Wednesday, November 14, 2007

LAWSUITS FOR SPECIFIC AMOUNTS OF MONEY GIVE LAWYERS A BAD NAME

You have probably read of the lawsuit in which a man sued his tailor for millions over a lost pair of pants. Other cases appear occasionally in the news in which lawyers seem to vie for publicity by asking for astronomical damages. Such cases give lawyers a bad name and rub off on good lawyers.

Some jurisdictions, including New Mexico, have a rule that prohibits a lawyer from asking (praying)for money damages in a specific amount, and in such jurisdictions the prayer is for damages in an unspecified amount. "In such amount as the trier of fact may find." Or some such language.

Exceptions are allowed if one is pleading a jurisdictional amount ($25,000 to get into this Court, for example.) or if one is pleading a specific liquidated amount, such as the amount specified in a contract.

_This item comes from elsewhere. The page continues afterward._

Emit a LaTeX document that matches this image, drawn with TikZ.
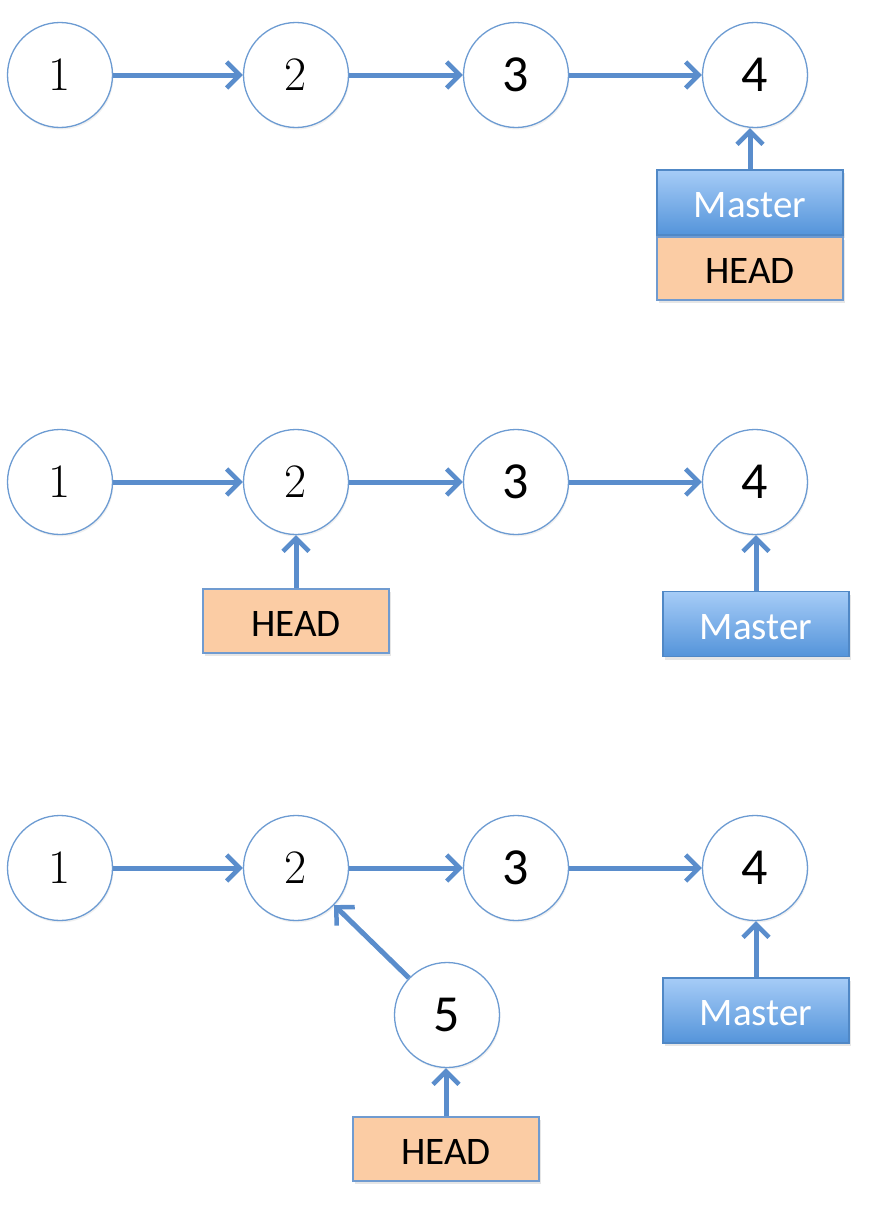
\documentclass[tikz,border=0pt]{standalone}
\usepackage{fontspec}
\newfontfamily\carlito{Carlito}
\usetikzlibrary{arrows.meta,shadows}

\definecolor{ringblue}{RGB}{108,155,210}
\definecolor{linkblue}{RGB}{90,141,204}
\definecolor{mastertop}{RGB}{166,204,247}
\definecolor{masterbot}{RGB}{84,148,218}
\definecolor{masteredge}{RGB}{80,136,198}
\definecolor{headfill}{RGB}{251,204,164}
\definecolor{headedge}{RGB}{112,155,208}

\tikzset{
  commit/.style={circle, draw=ringblue, line width=1.3pt, fill=white,
    minimum size=105pt, inner sep=0pt,
    drop shadow={shadow xshift=1pt, shadow yshift=-2pt, opacity=0.12}},
  lmdigit/.style={font=\fontsize{48}{48}\selectfont},
  sfdigit/.style={font=\carlito\fontsize{52}{52}\selectfont},
  link/.style={draw=linkblue, line width=5pt,
    -{Straight Barb[length=13pt, width=26pt, line width=4.5pt]}},
  refbox/.style={rectangle, minimum width=186pt, inner sep=0pt,
    text height=30pt, text depth=-2pt,
    font=\carlito\fontsize{39}{39}\selectfont,
    drop shadow={shadow xshift=2pt, shadow yshift=-3pt, opacity=0.2}},
  masterbox/.style={refbox, minimum height=65pt, draw=masteredge, line width=1.3pt,
    top color=mastertop, bottom color=masterbot, text=white},
  headbox/.style={refbox, minimum height=64pt, draw=headedge, line width=1.3pt,
    fill=headfill, text=black},
}

\begin{document}
\begin{tikzpicture}[x=1pt, y=-1pt]
\useasboundingbox (0,0) rectangle (876,1226);

% first state: HEAD attached to Master at commit 4
\node[commit, lmdigit] (a1) at (60,75) {1};
\node[commit, lmdigit] (a2) at (296,75) {2};
\node[commit, sfdigit] (a3) at (516,75) {3};
\node[commit, sfdigit] (a4) at (755,75) {4};
\node[masterbox] (am) at (750,202.5) {Master};
\node[headbox, minimum height=63pt] (ah) at (750,268.5) {HEAD};
\draw[link] (a1) -- (a2);
\draw[link] (a2) -- (a3);
\draw[link] (a3) -- (a4);
\draw[link] (am.north) -- (am.north |- a4.south);

% second state: detached HEAD on commit 2
\node[commit, lmdigit] (b1) at (60,482) {1};
\node[commit, lmdigit] (b2) at (296,482) {2};
\node[commit, sfdigit] (b3) at (516,482) {3};
\node[commit, sfdigit] (b4) at (755,482) {4};
\node[headbox] (bh) at (296,621) {HEAD};
\node[masterbox] (bm) at (756,624) {Master};
\draw[link] (b1) -- (b2);
\draw[link] (b2) -- (b3);
\draw[link] (b3) -- (b4);
\draw[link] (bh.north) -- (bh.north |- b2.south);
\draw[link] (bm.north) -- (bm.north |- b4.south);

% third state: new commit 5 on top of commit 2
\node[commit, lmdigit] (c1) at (60,868) {1};
\node[commit, lmdigit] (c2) at (296,868) {2};
\node[commit, sfdigit] (c3) at (516,868) {3};
\node[commit, sfdigit] (c4) at (755,868) {4};
\node[commit, sfdigit] (c5) at (447,1015) {5};
\node[masterbox] (cm) at (756,1010.5) {Master};
\node[headbox] (ch) at (446,1149) {HEAD};
\draw[link] (c1) -- (c2);
\draw[link] (c2) -- (c3);
\draw[link] (c3) -- (c4);
\draw[link] (c5) -- (c2);
\draw[link] (ch.north) -- (ch.north |- c5.south);
\draw[link] (cm.north) -- (cm.north |- c4.south);
\end{tikzpicture}
\end{document}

A young girl in New Mexico was rendered a paraplegic by a drunk driver a few years ago, and her lawyer unwittingly, in violation of the rule, prayed in his complaint for a million dollars in damages. The insurance defense lawyer cited the rule and demanded that the case be dismissed. It was nip and tuck, but the plaintiff's error was excused.

A wise person said "The law is common sense, put in good grammar." Rules can be helpful if not hyper-technical. Few lawyers are dishonest; and few are sharp practioners, is our experience.